Opposé au pouvoir grandissant de Ratzinger et de sa clique [sic] au Vatican, l’archevêque de Milan Carlo Maria Martini a commencé à organiser des réunions « secrètes » d’évêques et de cardinaux à Saint-Gall en Suisse à partir de 1996. Ces rencontres étaient vaguement connues de certains spécialistes, mais il n’y a jamais eu de compte rendu aussi détaillé des activités du « groupe de Saint-Gall » que dans la biographie de Jürgen Mettepenningen et Karim Schelkens. En 1999, Danneels a rejoint le groupe, dans lequel figuraient aussi l’évêque néerlandais Adriaan Van Luyn, les cardinaux allemands Walter Kasper et Karl Lehman, le Britannique Basil Hume et l’Italien Achille Silvestrini [ndr: « Mon cardinal »?]. Pour Danneels et les autres, il s’agissait de « vacances spirituelles », une forme de consolation et de soutien mutuel à une époque sombre [sic].
Le Vatican a envoyé le sinistre [sic] cardinal Camilo Ruini pour sonder de quoi il retournait, mais ce dernier a fait chou blanc. En même temps, le « Groupe de Saint-Gall » essayait d’influencer les agissements du Vatican. La question que l’on se posait de plus en plus expressément était la suivante : « Que se passera-t-il après Jean Paul II ? Comment éviter que Ratzinger ne devienne pape ? »
Lors du conclave de 2005, Joseph Ratzinger s’est avéré trop fort. Danneels et les autres membres du groupe Saint-Gall ont à peine réussi à cacher leur déception. Ils ont mis leur manque d’enthousiasme sur le compte de la fatigue. Mais leur analyse fondamentale, que l’appareil du Vatican avait besoin d’être innové et que le message de l’Église devait être beaucoup plus optimiste, était prémonitoire. Le pontificat de Ratzinger a tourné à la catastrophe [sic] et l’Église a gémi sous les affaires de mœurs et de corruption. Entraîné par l’évêque brugeois Roger Vangheluwe à un entretien avec la famille du neveu avec qui il avait eu une « petite relation » et suspecté dans l’Opération Calice, Danneels a également été mêlé aux scandales.
Cependant, l’élection de Jorge Mario Bergoglio en pape François met fin à cette période sombre. « L’élection de Bergoglio a été préparée à Saint-Gall, ça ne fait aucun doute.

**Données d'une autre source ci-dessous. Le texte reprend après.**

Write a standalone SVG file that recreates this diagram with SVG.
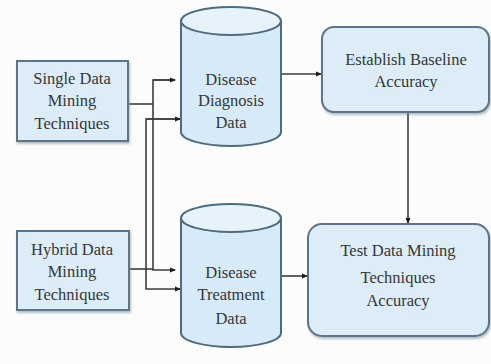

Et les grandes lignes de son programme sont celles dont Danneels et ses confrères discutaient depuis plus de dix ans » écrit Schelkens.
Le 13 mars 2013, une vieille connaissance se tenait d’ailleurs aux côtés du nouveau pape François : Godfried Danneels. Officiellement, il était là en tant que doyen des cardinaux-prêtres , mais en réalité il a oeuvré pendant des années comme faiseur de rois discret d’un pape capable de rendre un avenir à « son » Église.